Grunge was born in australia, whit 1983 released of The Scientists and Lubricated Goat, but no ones remenber these band debut muddy sludgy rock= grunge, way before soundgarden, nirvana and ect...

Beside grunge is a false labeling, it's basically a mix of crusty rock and punk..
But what about american band Flipper were they grungy yes a bit and no, there more of a noise-rock band bordering on punk mostly.


----------



## Guest (Jun 1, 2018)

According to wikipedia, you're right. It's a shame that the wiki article contains a reference to a Guardian article which is misquoted:



> Chris Dubrow from _The Guardian_ states that in the late 1980s, Australia's "sticky-floored...alternative pub scene" in seedy inner-city areas produced grunge bands with "raw and awkward energy" such as The Scientists, X, Beasts of Bourbon, feedtime, Cosmic Psychos and Lubricated Goat.[SUP][176][/SUP] Dubrow said "Cobain...admitted the Australian wave was a big influence" on his music.[SUP][176][/SUP]


What Dubrow wrote was


> even Cobain himself *was said to have *admitted the Australian wave was a big influence


 (my bold).

Even so, it's clear that, as with all genres, there were precursors.


----------



## Biwa (Aug 3, 2015)

I thought it was Canadian.


----------



## Norman Gunston (Apr 21, 2018)

I got for the coloured balls
Lobby Loyde was a musical genius influenced big acts. Kurt Cobaine credits him


----------



## Kjetil Heggelund (Jan 4, 2016)

Must be from Grungedal, Norway! It's a valley in Telemark


----------



## Room2201974 (Jan 23, 2018)

_Rust Never Sleeps_, side two, released July 2, 1979. "Old black," a Fender Deluxe, a whizzer, and a foot pedal.


----------



## bharbeke (Mar 4, 2013)

Maybe a mermaid brought it in a coffee cup from Australia to Seattle.


----------



## EddieRUKiddingVarese (Jan 8, 2013)




----------



## elgar's ghost (Aug 8, 2010)

Unlikely as it seems, have a listen to Pink Floyd's _Nile Song_ from the _More_ soundtrack album (1969).


----------



## regenmusic (Oct 23, 2014)

It's obvious the North Koreans invented grunge.


----------



## EddieRUKiddingVarese (Jan 8, 2013)

What, gangnam style Grunge?


----------



## deprofundis (Apr 25, 2014)

Coloured Balls so cool thanks guys, grungy has hell at time and other time sabbathian as in black sabbath and ccr for the the genuine blue print of rrock of 70'' i love Crusty rock in the red loud amps to 11 hard psychedelic rock , any subjection if i dig Coloured Balls, guitar ladend feedback abuse , noise meter , we can't go wrong whit this.

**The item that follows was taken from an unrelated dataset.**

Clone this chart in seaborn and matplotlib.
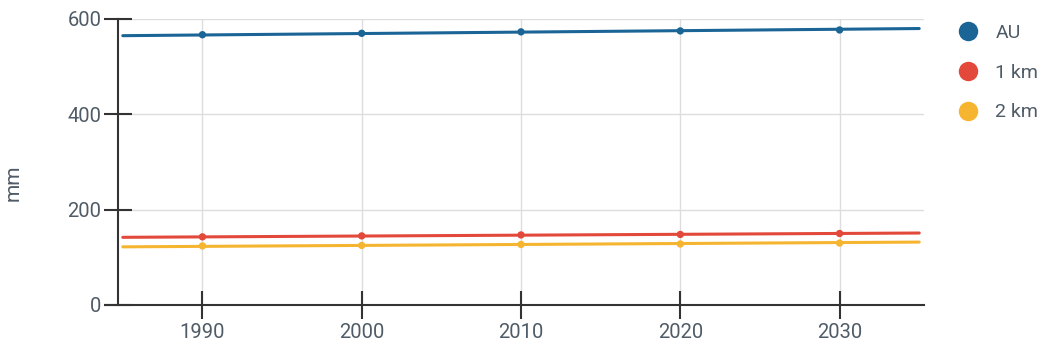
import matplotlib
matplotlib.use("Agg")
import matplotlib.pyplot as plt
from matplotlib.lines import Line2D
import seaborn as sns
import pandas as pd

# Decadal values (mm)
years = [1990, 2000, 2010, 2020, 2030]
au = [567, 570, 573, 575, 577]
km1 = [143, 145, 147, 148, 150]
km2 = [124, 125, 127, 128, 130]

# Linear trend spanning the full period
trend_years = [1985, 2035]
au_trend = [565, 580]
km1_trend = [142, 151]
km2_trend = [122, 132]

series = ["AU", "1 km", "2 km"]
colors = {"AU": "#1a6496", "1 km": "#e2493a", "2 km": "#f6b530"}

points = pd.DataFrame({
    "year": years * 3,
    "value": au + km1 + km2,
    "series": [s for s in series for _ in years],
})
trends = pd.DataFrame({
    "year": trend_years * 3,
    "value": au_trend + km1_trend + km2_trend,
    "series": [s for s in series for _ in trend_years],
})

sns.set_theme(style="white")
plt.rcParams["font.family"] = ["Roboto", "DejaVu Sans"]

text_color = "#4f5b66"
axis_color = "#333333"

fig = plt.figure(figsize=(10.44, 3.52), dpi=100)
ax = fig.add_axes([118 / 1044, 47 / 352, 806 / 1044, 286 / 352])

sns.lineplot(data=trends, x="year", y="value", hue="series", palette=colors,
             hue_order=series, linewidth=2.2, legend=False, ax=ax, zorder=3)
sns.scatterplot(data=points, x="year", y="value", hue="series", palette=colors,
                hue_order=series, s=28, edgecolor="none", legend=False, ax=ax,
                zorder=4)

ax.set_xlim(1984.7, 2035.3)
ax.set_ylim(0, 600)
ax.set_xticks(years)
ax.set_yticks([0, 200, 400, 600])
ax.set_xlabel("")
ax.set_ylabel("mm", color=text_color, fontsize=15)
ax.yaxis.set_label_coords(-0.118, 0.427)

ax.grid(True, color="#dddddd", linewidth=1)
ax.set_axisbelow(True)

for side in ("top", "right"):
    ax.spines[side].set_visible(False)
for side in ("left", "bottom"):
    ax.spines[side].set_color(axis_color)
    ax.spines[side].set_linewidth(1.5)
ax.spines["bottom"].set_bounds(1983.9, 2035.3)

ax.tick_params(axis="x", bottom=True, direction="inout", length=20, width=1.5,
               color=axis_color, labelcolor=text_color, labelsize=14.5, pad=3)
ax.tick_params(axis="y", left=True, direction="inout", length=20, width=1.5,
               color=axis_color, labelcolor=text_color, labelsize=14.5, pad=2)

handles = [Line2D([0], [0], marker="o", linestyle="none", markersize=14,
                  markerfacecolor=colors[s], markeredgecolor="none")
           for s in series]
fig.legend(handles, series, loc="upper left", bbox_to_anchor=(948.7 / 1044, 1 - 16 / 352),
           frameon=False, fontsize=14, labelcolor=text_color, labelspacing=1.12,
           handletextpad=0.8, borderaxespad=0, handlelength=1.2)

fig.savefig("out.png", dpi=100)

I love obscur 70'' rock or hardrock that almost metal or grungy, any great subjection folks what would i dig if i dig the affored mention band ?

By the way im a fan of Blue Oyster Cult something similar but more muddier more dirty in sound?


----------



## Biwa (Aug 3, 2015)

Blue Öyster Cult? Well, not quite, but still great fun! :devil:


----------